Будь знаменитые "Заметки о кэмпе" (1964) Сьюзан Зонтаг написаны позже, в них наверняка упоминался бы Рассел. Но они и так могут служить "инструкцией" к его фильмам: здесь и обращение серьезного во фривольное, и "эстетизм" в противовес "красоте", и аполитичность, и "любовь к преувеличениям, к слишком, к вещам-которые-суть-то-чем-они-не-являются", и андрогинность, и цитатность, и двойственность интерпретаций (для посвященных и непосвященных), и персонажи "в состоянии постоянного пылания" в противовес какому-либо развитию характера, и отказ от обычного эстетического суждения по принципу "плохое-хорошее", и пристрастие к вульгарности, и нейтрализация морального негодования, и т.д., и т.д. При этом примеры кэмпа, которые приводит Зонтаг, представляют собой целый паноптикум пристрастий Рассела, прямыми и косвенными отсылками к которым пестрят его фильмы и вообще вся деятельность: искусство Уайльда, Гауди, Бердслея, прерафаэлитов и даже Басби Беркли (!), а также готические романы, ар нуво, опера и балет как таковые, в том числе "Лебединое озеро" Чайковского. Фильмы Эйзенштейна, по Зонтаг, не кэмп только потому, что невзирая на преувеличения, они слишком удачны драматически.
По многим примерам из этого ряда уже видно, что Рассела привлекает та линия в искусстве, которую условно можно назвать "маньеристской", с присущими ей чувством нарушенной гармонии, сексуальной напряженностью, программной вторичностью, спиритуализмом и взвинченностью. Причем со временем – от 1960-х к 1980-м – тенденция эта у Рассела усиливается.
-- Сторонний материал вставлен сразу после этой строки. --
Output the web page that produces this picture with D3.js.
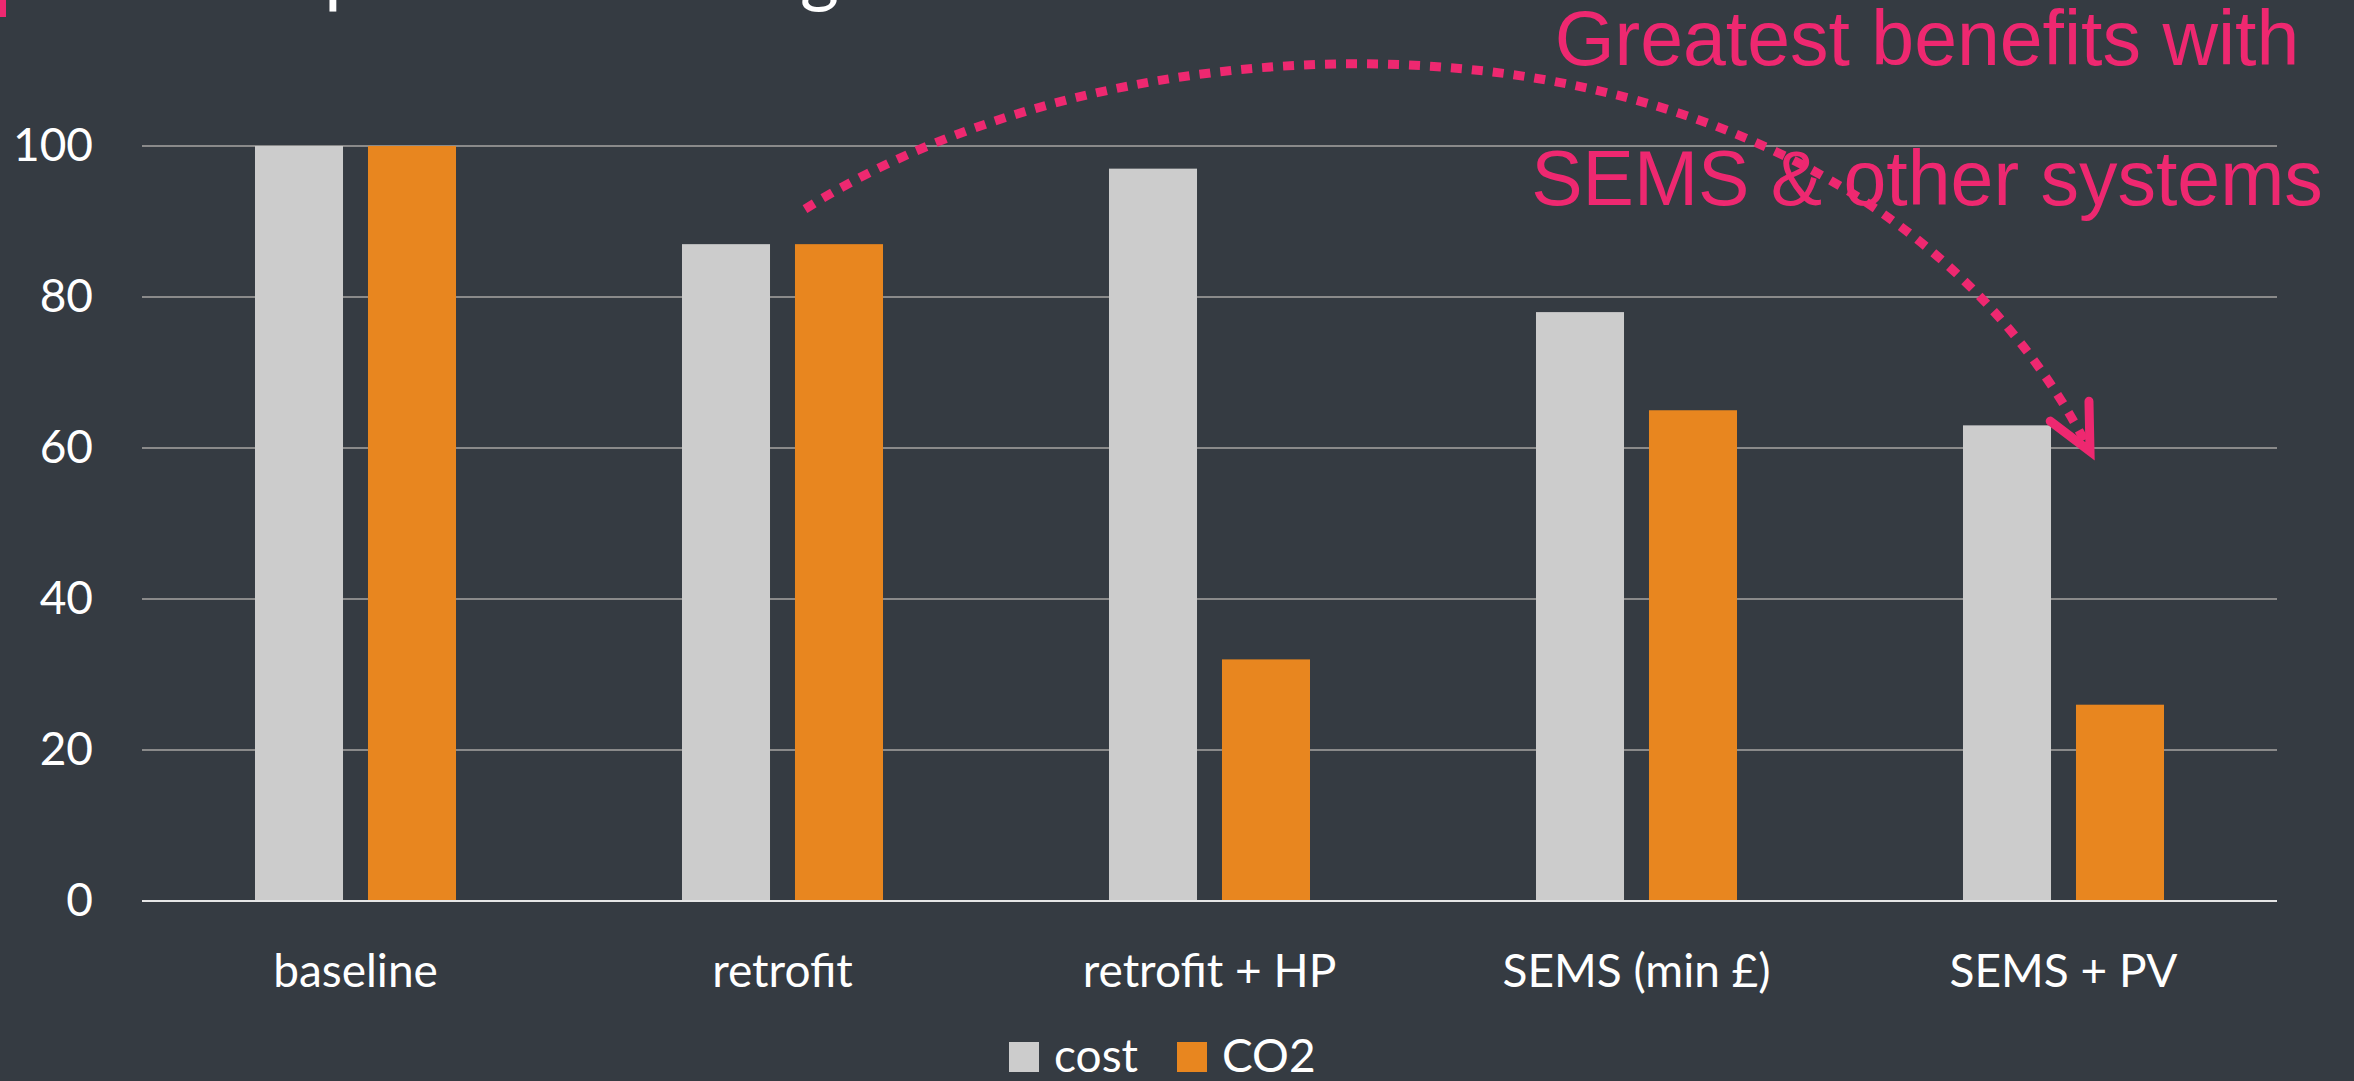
<!DOCTYPE html>
<html>

<head>
  <title>Relative performance against baseline</title>
  <meta charset="utf-8" />
  <script src="https://d3js.org/d3.v7.min.js"></script>
  <style>
    body { margin: 0; background: #353b42; }
    text { font-family: Lato, "Open Sans", sans-serif; }
    .pink { font-family: "Liberation Sans", Arial, sans-serif; }
  </style>
</head>

<body>
  <svg id="chart" width="2354" height="1081"></svg>

  <script>
    // data
    const categories = ["baseline", "retrofit", "retrofit + HP", "SEMS (min £)", "SEMS + PV"];
    const seriesNames = ["cost", "CO2"];
    const costValues = [100, 87, 97, 78, 63];
    const co2Values = [100, 87, 32, 65, 26];
    const yTicks = [0, 20, 40, 60, 80, 100];
    const titleText = "Relative performance against baseline";
    const noteLines = ["Greatest benefits with", "SEMS & other systems"];

    const svg = d3.select("#chart");
    const width = +svg.attr("width");
    const height = +svg.attr("height");
    const margin = { top: 146, right: 77, bottom: 180, left: 142 };

    const pink = "#ee2870";
    const color = d3.scaleOrdinal().domain(seriesNames).range(["#cccccc", "#e8861f"]);

    svg.append("rect").attr("width", width).attr("height", height).attr("fill", "#353b42");

    // slide title, mostly cut off at the top edge
    svg.append("rect").attr("x", 0).attr("y", 0).attr("width", 6).attr("height", 17).attr("fill", pink);
    svg.append("text")
      .attr("x", 43).attr("y", -2)
      .attr("fill", "white")
      .style("font-size", "75px")
      .text(titleText);

    const rows = categories.map((c, i) => ({ cat: c, cost: costValues[i], CO2: co2Values[i] }));

    const x0 = d3.scaleBand().domain(categories).range([margin.left, width - margin.right]).padding(0);
    const x1 = d3.scaleBand().domain(seriesNames).range([0, x0.bandwidth()])
      .paddingInner(0.221).paddingOuter(1.0);
    const y = d3.scaleLinear().domain([0, 100]).range([height - margin.bottom, margin.top]);

    // gridlines
    svg.append("g")
      .selectAll("line")
      .data(yTicks.filter(d => d > 0))
      .join("line")
      .attr("x1", margin.left).attr("x2", width - margin.right)
      .attr("y1", d => y(d)).attr("y2", d => y(d))
      .attr("stroke", "#8a8a8a").attr("stroke-width", 2);

    // y tick labels
    const yAxis = svg.append("g")
      .attr("transform", "translate(" + (margin.left - 49) + ",0)")
      .call(d3.axisLeft(y).tickValues(yTicks).tickSize(0).tickPadding(0));
    yAxis.select(".domain").remove();
    yAxis.selectAll("text")
      .attr("fill", "white")
      .style("font-size", "46px")
      .style("font-family", "Lato, sans-serif");

    // bars
    svg.append("g")
      .selectAll("g")
      .data(rows)
      .join("g")
      .attr("transform", d => "translate(" + x0(d.cat) + ",0)")
      .selectAll("rect")
      .data(d => seriesNames.map(k => ({ key: k, value: d[k] })))
      .join("rect")
      .attr("x", d => x1(d.key))
      .attr("width", x1.bandwidth())
      .attr("y", d => y(d.value))
      .attr("height", d => y(0) - y(d.value))
      .attr("fill", d => color(d.key));

    // baseline
    svg.append("line")
      .attr("x1", margin.left).attr("x2", width - margin.right)
      .attr("y1", y(0)).attr("y2", y(0))
      .attr("stroke", "#e6e6e6").attr("stroke-width", 2);

    // category labels
    const xAxis = svg.append("g")
      .attr("transform", "translate(0," + y(0) + ")")
      .call(d3.axisBottom(x0).tickSize(0).tickPadding(0));
    xAxis.select(".domain").remove();
    xAxis.selectAll("text")
      .attr("fill", "white")
      .attr("dy", 0)
      .attr("y", 86)
      .style("font-size", "46px")
      .style("font-family", "Lato, sans-serif");

    // legend
    const legendX = [1009, 1177];
    const legend = svg.append("g")
      .selectAll("g")
      .data(seriesNames)
      .join("g")
      .attr("transform", (d, i) => "translate(" + legendX[i] + ",1042)");
    legend.append("rect").attr("width", 30).attr("height", 30).attr("fill", d => color(d));
    legend.append("text")
      .attr("x", 45).attr("y", 30)
      .attr("fill", "white")
      .style("font-size", "46px")
      .text(d => d);

    // annotation
    svg.append("g")
      .selectAll("text")
      .data(noteLines)
      .join("text")
      .attr("class", "pink")
      .attr("x", 1927)
      .attr("y", (d, i) => 65 + i * 140)
      .attr("text-anchor", "middle")
      .attr("fill", pink)
      .style("font-size", "77px")
      .text(d => d);

    // dotted arrow from retrofit CO2 to SEMS + PV
    const p0 = [x0("retrofit") + x1("CO2") + 10, y(87) - 35];
    const p3 = [x0("SEMS + PV") + x1("cost") + x1.bandwidth() + 39, y(63) + 26];
    const c1 = [1150, -10];
    const c2 = [1850, -20];
    const arrowPath = d3.path();
    arrowPath.moveTo(p0[0], p0[1]);
    arrowPath.bezierCurveTo(c1[0], c1[1], c2[0], c2[1], p3[0], p3[1]);

    svg.append("path")
      .attr("d", arrowPath.toString())
      .attr("fill", "none")
      .attr("stroke", pink)
      .attr("stroke-width", 9)
      .attr("stroke-dasharray", "11 10");

    // open arrow head
    const ang = Math.atan2(p3[1] - c2[1], p3[0] - c2[0]);
    const armLen = 50, spread = 0.45;
    const head = d3.path();
    head.moveTo(p3[0] - armLen * Math.cos(ang - spread), p3[1] - armLen * Math.sin(ang - spread));
    head.lineTo(p3[0], p3[1]);
    head.lineTo(p3[0] - armLen * Math.cos(ang + spread), p3[1] - armLen * Math.sin(ang + spread));
    svg.append("path")
      .attr("d", head.toString())
      .attr("fill", "none")
      .attr("stroke", pink)
      .attr("stroke-width", 9)
      .attr("stroke-linecap", "round")
      .attr("stroke-linejoin", "miter");
  </script>
</body>

</html>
Скорее всего отсюда, кстати, и постоянно проскальзывающий у него интерес к русскому искусству (в частности, к дягилевским балетам), которое еще с ХIХ века привлекало европейцев смесью всепоглощающей витальности, идущей от непостижимого "азиатства", и невроза – то есть болезни цивилизации, превращаясь в итоге в европейском сознании в явление идеально декадентское.